10.The quality­control inspector of a production plant will reject a batch of syringes if two or more defective syringes are found in a random sample of eight syringes taken from the batch. Suppose the batch contains 5% defective syringes.

(a) Make a histogram showing the probabilities of r = 0, 1, 2, 3, …, 7 and 8 defective syringes in a random sample of eight syringes. (Select the correct graph.)

(b) Find μ (in terms of the number of syringes). (Enter a number. Enter your answer to two decimal places.)

μ = syringes

What is the expected number of defective syringes the inspector will find? (Enter a number. Enter your answer to two decimal places.)

syringes

(c) What is the probability that the batch will be accepted? (Enter a number. Round your answer to three decimal places.)

(d) Find σ (in terms of the number of syringes). (Enter a number. Round your answer to three decimal places.)

σ = syringes

11 . Innocent until proven guilty? In Japanese criminal trials, about 95% of the defendants are found guilty. In the United States, about 60% of the defendants are found guilty in criminal trials. (Source: The Book of Risks, by Larry Laudan, John Wiley and Sons) Suppose you are a news reporter following eight criminal trials. (For each answer, enter a number.)

(a) If the trials were in Japan, what is the probability that all the defendants would be found guilty? (Round your answer to three decimal places.)

What is this probability if the trials were in the United States? (Round your answer to three decimal places.)

(b) Of the eight trials, what is the expected number of guilty verdicts in Japan? (Round your answer to two decimal places.)

What is the expected number in the United Sates? (Round your answer to two decimal places.)

What is the standard deviation in Japan? (Round your answer to two decimal places.) verdicts

What is the standard deviation in the United States? (Round your answer to two decimal places.)

12. Use the geometric probability distribution to solve the following problem.

On the leeward side of the island of Oahu, in a small village, about 89% of the residents are of Hawaiian ancestry. Let n = 1, 2, 3, … represent the number of people you must meet until you encounter the first person of Hawaiian ancestry in the village.

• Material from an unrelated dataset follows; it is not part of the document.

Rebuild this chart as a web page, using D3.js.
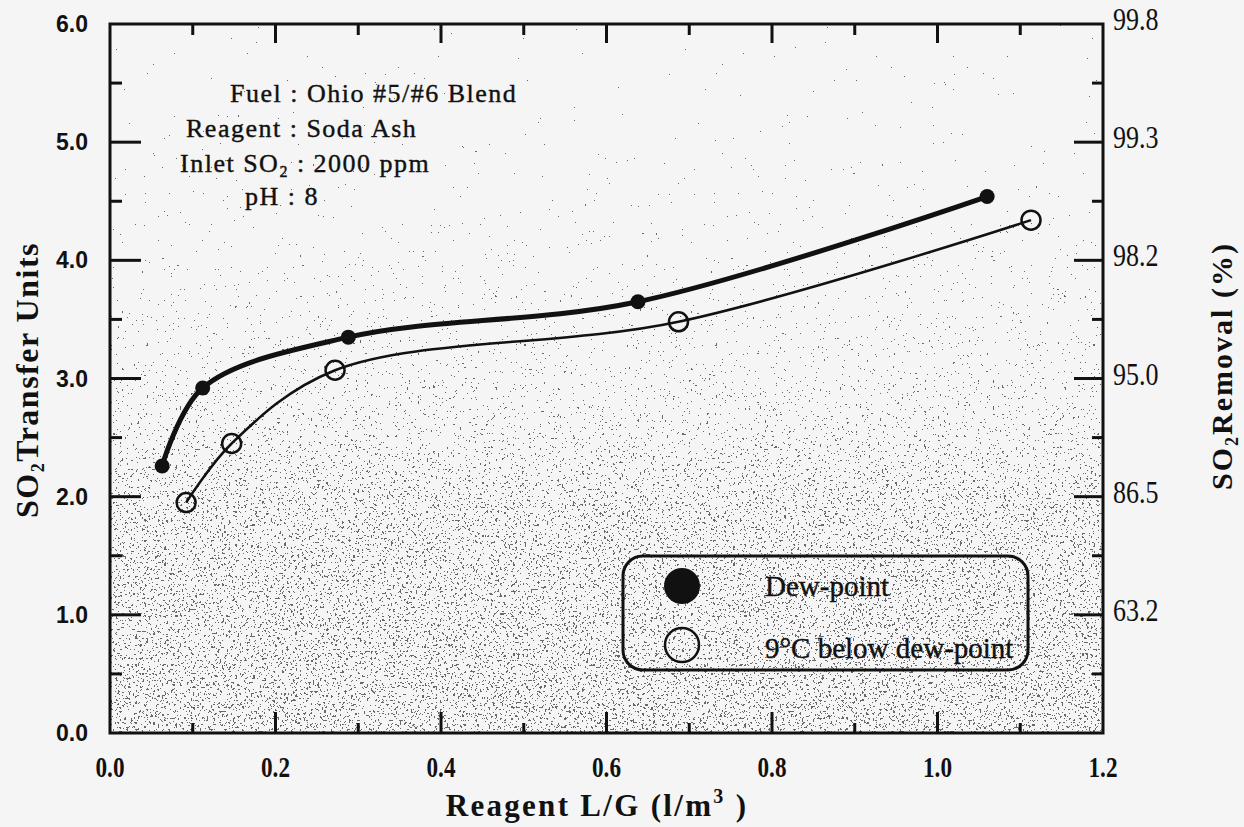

(a) Write out a formula for the probability distribution of the random variable n. (Enter a mathematical expression.)

P(n) =

(b) Compute the probabilities that n = 1, n = 2, and n = 3. (For each answer, enter a number. Round your answers to three decimal places.)

P(1) =

P(2) =

P(3) =

(c) Compute the probability that n ≥ 4. Hint: P(n ≥ 4) = 1 − P(n = 1) − P(n = 2) − P(n = 3). (Enter a number. Round your answer to three decimal places.)

(d) What is the expected number of residents in the village you must meet before you encounter the first person of Hawaiian ancestry? Hint: Use μ for the geometric distribution and round. (Enter a number. Round your answer to the nearest whole number.)